>> start Supplied data

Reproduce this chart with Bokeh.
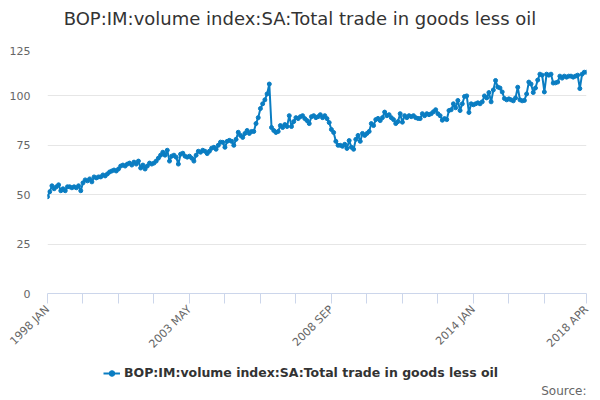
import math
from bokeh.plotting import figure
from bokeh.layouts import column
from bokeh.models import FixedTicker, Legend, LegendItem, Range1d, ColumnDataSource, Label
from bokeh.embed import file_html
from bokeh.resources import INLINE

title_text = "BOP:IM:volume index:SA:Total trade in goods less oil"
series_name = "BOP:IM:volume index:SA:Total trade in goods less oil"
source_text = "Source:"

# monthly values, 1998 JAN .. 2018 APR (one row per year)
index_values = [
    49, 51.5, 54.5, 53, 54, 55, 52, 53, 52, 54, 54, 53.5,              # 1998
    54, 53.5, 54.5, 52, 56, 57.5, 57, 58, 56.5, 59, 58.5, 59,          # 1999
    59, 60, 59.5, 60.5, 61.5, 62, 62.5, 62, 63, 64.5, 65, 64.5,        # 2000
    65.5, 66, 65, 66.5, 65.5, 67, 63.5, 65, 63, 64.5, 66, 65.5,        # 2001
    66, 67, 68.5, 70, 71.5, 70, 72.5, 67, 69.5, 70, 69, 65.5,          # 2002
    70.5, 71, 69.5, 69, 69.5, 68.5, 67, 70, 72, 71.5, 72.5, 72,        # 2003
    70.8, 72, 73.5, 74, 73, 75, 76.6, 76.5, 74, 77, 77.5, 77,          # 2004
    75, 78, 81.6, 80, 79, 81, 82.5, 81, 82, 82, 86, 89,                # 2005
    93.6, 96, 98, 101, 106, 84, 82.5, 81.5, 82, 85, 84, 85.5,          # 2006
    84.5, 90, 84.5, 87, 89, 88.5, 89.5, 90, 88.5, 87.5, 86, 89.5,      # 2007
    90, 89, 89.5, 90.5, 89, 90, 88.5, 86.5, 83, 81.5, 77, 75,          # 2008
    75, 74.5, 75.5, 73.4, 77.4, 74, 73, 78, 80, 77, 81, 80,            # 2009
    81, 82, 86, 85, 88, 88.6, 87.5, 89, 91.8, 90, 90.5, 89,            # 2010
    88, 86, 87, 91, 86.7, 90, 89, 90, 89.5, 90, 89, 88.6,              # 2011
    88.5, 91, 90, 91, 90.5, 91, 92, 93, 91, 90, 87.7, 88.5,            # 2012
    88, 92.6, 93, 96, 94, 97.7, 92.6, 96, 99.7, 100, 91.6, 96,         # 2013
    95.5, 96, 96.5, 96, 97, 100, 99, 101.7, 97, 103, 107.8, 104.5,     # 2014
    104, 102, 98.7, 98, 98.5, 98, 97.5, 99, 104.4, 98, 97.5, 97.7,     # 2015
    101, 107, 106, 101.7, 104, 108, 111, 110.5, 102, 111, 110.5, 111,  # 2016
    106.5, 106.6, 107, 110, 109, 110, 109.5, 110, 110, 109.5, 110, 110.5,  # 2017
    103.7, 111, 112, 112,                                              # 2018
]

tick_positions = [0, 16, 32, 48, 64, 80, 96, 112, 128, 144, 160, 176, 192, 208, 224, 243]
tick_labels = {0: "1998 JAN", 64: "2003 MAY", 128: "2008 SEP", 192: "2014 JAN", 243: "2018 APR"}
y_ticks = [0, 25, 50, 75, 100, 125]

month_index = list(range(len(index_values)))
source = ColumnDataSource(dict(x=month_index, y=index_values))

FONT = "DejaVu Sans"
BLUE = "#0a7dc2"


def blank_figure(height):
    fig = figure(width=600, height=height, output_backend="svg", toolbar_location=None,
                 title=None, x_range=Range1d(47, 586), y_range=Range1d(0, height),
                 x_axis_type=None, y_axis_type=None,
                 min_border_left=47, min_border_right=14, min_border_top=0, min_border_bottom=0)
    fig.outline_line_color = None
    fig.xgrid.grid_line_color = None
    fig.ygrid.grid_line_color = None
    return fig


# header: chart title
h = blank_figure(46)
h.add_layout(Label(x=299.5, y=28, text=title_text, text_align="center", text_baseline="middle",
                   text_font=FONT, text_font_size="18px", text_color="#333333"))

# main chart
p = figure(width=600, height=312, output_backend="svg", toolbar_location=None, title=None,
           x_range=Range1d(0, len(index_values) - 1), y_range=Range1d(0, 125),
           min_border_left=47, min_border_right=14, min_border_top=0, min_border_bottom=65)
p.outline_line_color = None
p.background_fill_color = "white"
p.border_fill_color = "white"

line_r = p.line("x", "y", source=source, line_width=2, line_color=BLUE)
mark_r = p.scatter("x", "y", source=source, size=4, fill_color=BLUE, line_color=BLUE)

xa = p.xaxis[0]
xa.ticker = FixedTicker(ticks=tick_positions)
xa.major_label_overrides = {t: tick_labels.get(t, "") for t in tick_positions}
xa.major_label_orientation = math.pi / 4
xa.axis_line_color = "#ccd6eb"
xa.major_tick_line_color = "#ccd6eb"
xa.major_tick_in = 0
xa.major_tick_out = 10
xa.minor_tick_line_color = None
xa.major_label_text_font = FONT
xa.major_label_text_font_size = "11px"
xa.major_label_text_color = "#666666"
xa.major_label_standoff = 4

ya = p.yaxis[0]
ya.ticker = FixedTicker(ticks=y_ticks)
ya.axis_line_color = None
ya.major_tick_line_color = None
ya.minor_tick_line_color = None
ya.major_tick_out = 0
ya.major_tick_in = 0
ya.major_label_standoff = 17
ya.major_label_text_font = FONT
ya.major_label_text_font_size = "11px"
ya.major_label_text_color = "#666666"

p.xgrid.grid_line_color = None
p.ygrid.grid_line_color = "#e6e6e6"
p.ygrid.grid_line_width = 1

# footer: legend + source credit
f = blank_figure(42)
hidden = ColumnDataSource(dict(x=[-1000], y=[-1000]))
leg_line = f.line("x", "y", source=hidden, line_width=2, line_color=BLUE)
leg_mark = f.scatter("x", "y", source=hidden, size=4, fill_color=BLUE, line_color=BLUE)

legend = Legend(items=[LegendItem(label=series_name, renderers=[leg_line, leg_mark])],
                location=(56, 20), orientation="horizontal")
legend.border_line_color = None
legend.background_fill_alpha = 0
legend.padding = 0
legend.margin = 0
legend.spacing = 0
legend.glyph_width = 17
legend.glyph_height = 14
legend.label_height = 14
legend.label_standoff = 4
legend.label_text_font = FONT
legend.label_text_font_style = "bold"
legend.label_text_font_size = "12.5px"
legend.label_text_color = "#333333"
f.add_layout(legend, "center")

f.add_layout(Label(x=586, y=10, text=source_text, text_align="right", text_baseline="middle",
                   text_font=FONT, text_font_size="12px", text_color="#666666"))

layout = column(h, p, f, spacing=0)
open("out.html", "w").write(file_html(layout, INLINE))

>> end Supplied data

Make an exact copy of the data above, pictures excluded.

### Result of the task:
Reproduce this chart with Bokeh.
import math
from bokeh.plotting import figure
from bokeh.layouts import column
from bokeh.models import FixedTicker, Legend, LegendItem, Range1d, ColumnDataSource, Label
from bokeh.embed import file_html
from bokeh.resources import INLINE

title_text = "BOP:IM:volume index:SA:Total trade in goods less oil"
series_name = "BOP:IM:volume index:SA:Total trade in goods less oil"
source_text = "Source:"

# monthly values, 1998 JAN .. 2018 APR (one row per year)
index_values = [
    49, 51.5, 54.5, 53, 54, 55, 52, 53, 52, 54, 54, 53.5,              # 1998
    54, 53.5, 54.5, 52, 56, 57.5, 57, 58, 56.5, 59, 58.5, 59,          # 1999
    59, 60, 59.5, 60.5, 61.5, 62, 62.5, 62, 63, 64.5, 65, 64.5,        # 2000
    65.5, 66, 65, 66.5, 65.5, 67, 63.5, 65, 63, 64.5, 66, 65.5,        # 2001
    66, 67, 68.5, 70, 71.5, 70, 72.5, 67, 69.5, 70, 69, 65.5,          # 2002
    70.5, 71, 69.5, 69, 69.5, 68.5, 67, 70, 72, 71.5, 72.5, 72,        # 2003
    70.8, 72, 73.5, 74, 73, 75, 76.6, 76.5, 74, 77, 77.5, 77,          # 2004
    75, 78, 81.6, 80, 79, 81, 82.5, 81, 82, 82, 86, 89,                # 2005
    93.6, 96, 98, 101, 106, 84, 82.5, 81.5, 82, 85, 84, 85.5,          # 2006
    84.5, 90, 84.5, 87, 89, 88.5, 89.5, 90, 88.5, 87.5, 86, 89.5,      # 2007
    90, 89, 89.5, 90.5, 89, 90, 88.5, 86.5, 83, 81.5, 77, 75,          # 2008
    75, 74.5, 75.5, 73.4, 77.4, 74, 73, 78, 80, 77, 81, 80,            # 2009
    81, 82, 86, 85, 88, 88.6, 87.5, 89, 91.8, 90, 90.5, 89,            # 2010
    88, 86, 87, 91, 86.7, 90, 89, 90, 89.5, 90, 89, 88.6,              # 2011
    88.5, 91, 90, 91, 90.5, 91, 92, 93, 91, 90, 87.7, 88.5,            # 2012
    88, 92.6, 93, 96, 94, 97.7, 92.6, 96, 99.7, 100, 91.6, 96,         # 2013
    95.5, 96, 96.5, 96, 97, 100, 99, 101.7, 97, 103, 107.8, 104.5,     # 2014
    104, 102, 98.7, 98, 98.5, 98, 97.5, 99, 104.4, 98, 97.5, 97.7,     # 2015
    101, 107, 106, 101.7, 104, 108, 111, 110.5, 102, 111, 110.5, 111,  # 2016
    106.5, 106.6, 107, 110, 109, 110, 109.5, 110, 110, 109.5, 110, 110.5,  # 2017
    103.7, 111, 112, 112,                                              # 2018
]

tick_positions = [0, 16, 32, 48, 64, 80, 96, 112, 128, 144, 160, 176, 192, 208, 224, 243]
tick_labels = {0: "1998 JAN", 64: "2003 MAY", 128: "2008 SEP", 192: "2014 JAN", 243: "2018 APR"}
y_ticks = [0, 25, 50, 75, 100, 125]

month_index = list(range(len(index_values)))
source = ColumnDataSource(dict(x=month_index, y=index_values))

FONT = "DejaVu Sans"
BLUE = "#0a7dc2"


def blank_figure(height):
    fig = figure(width=600, height=height, output_backend="svg", toolbar_location=None,
                 title=None, x_range=Range1d(47, 586), y_range=Range1d(0, height),
                 x_axis_type=None, y_axis_type=None,
                 min_border_left=47, min_border_right=14, min_border_top=0, min_border_bottom=0)
    fig.outline_line_color = None
    fig.xgrid.grid_line_color = None
    fig.ygrid.grid_line_color = None
    return fig


# header: chart title
h = blank_figure(46)
h.add_layout(Label(x=299.5, y=28, text=title_text, text_align="center", text_baseline="middle",
                   text_font=FONT, text_font_size="18px", text_color="#333333"))

# main chart
p = figure(width=600, height=312, output_backend="svg", toolbar_location=None, title=None,
           x_range=Range1d(0, len(index_values) - 1), y_range=Range1d(0, 125),
           min_border_left=47, min_border_right=14, min_border_top=0, min_border_bottom=65)
p.outline_line_color = None
p.background_fill_color = "white"
p.border_fill_color = "white"

line_r = p.line("x", "y", source=source, line_width=2, line_color=BLUE)
mark_r = p.scatter("x", "y", source=source, size=4, fill_color=BLUE, line_color=BLUE)

xa = p.xaxis[0]
xa.ticker = FixedTicker(ticks=tick_positions)
xa.major_label_overrides = {t: tick_labels.get(t, "") for t in tick_positions}
xa.major_label_orientation = math.pi / 4
xa.axis_line_color = "#ccd6eb"
xa.major_tick_line_color = "#ccd6eb"
xa.major_tick_in = 0
xa.major_tick_out = 10
xa.minor_tick_line_color = None
xa.major_label_text_font = FONT
xa.major_label_text_font_size = "11px"
xa.major_label_text_color = "#666666"
xa.major_label_standoff = 4

ya = p.yaxis[0]
ya.ticker = FixedTicker(ticks=y_ticks)
ya.axis_line_color = None
ya.major_tick_line_color = None
ya.minor_tick_line_color = None
ya.major_tick_out = 0
ya.major_tick_in = 0
ya.major_label_standoff = 17
ya.major_label_text_font = FONT
ya.major_label_text_font_size = "11px"
ya.major_label_text_color = "#666666"

p.xgrid.grid_line_color = None
p.ygrid.grid_line_color = "#e6e6e6"
p.ygrid.grid_line_width = 1

# footer: legend + source credit
f = blank_figure(42)
hidden = ColumnDataSource(dict(x=[-1000], y=[-1000]))
leg_line = f.line("x", "y", source=hidden, line_width=2, line_color=BLUE)
leg_mark = f.scatter("x", "y", source=hidden, size=4, fill_color=BLUE, line_color=BLUE)

legend = Legend(items=[LegendItem(label=series_name, renderers=[leg_line, leg_mark])],
                location=(56, 20), orientation="horizontal")
legend.border_line_color = None
legend.background_fill_alpha = 0
legend.padding = 0
legend.margin = 0
legend.spacing = 0
legend.glyph_width = 17
legend.glyph_height = 14
legend.label_height = 14
legend.label_standoff = 4
legend.label_text_font = FONT
legend.label_text_font_style = "bold"
legend.label_text_font_size = "12.5px"
legend.label_text_color = "#333333"
f.add_layout(legend, "center")

f.add_layout(Label(x=586, y=10, text=source_text, text_align="right", text_baseline="middle",
                   text_font=FONT, text_font_size="12px", text_color="#666666"))

layout = column(h, p, f, spacing=0)
open("out.html", "w").write(file_html(layout, INLINE))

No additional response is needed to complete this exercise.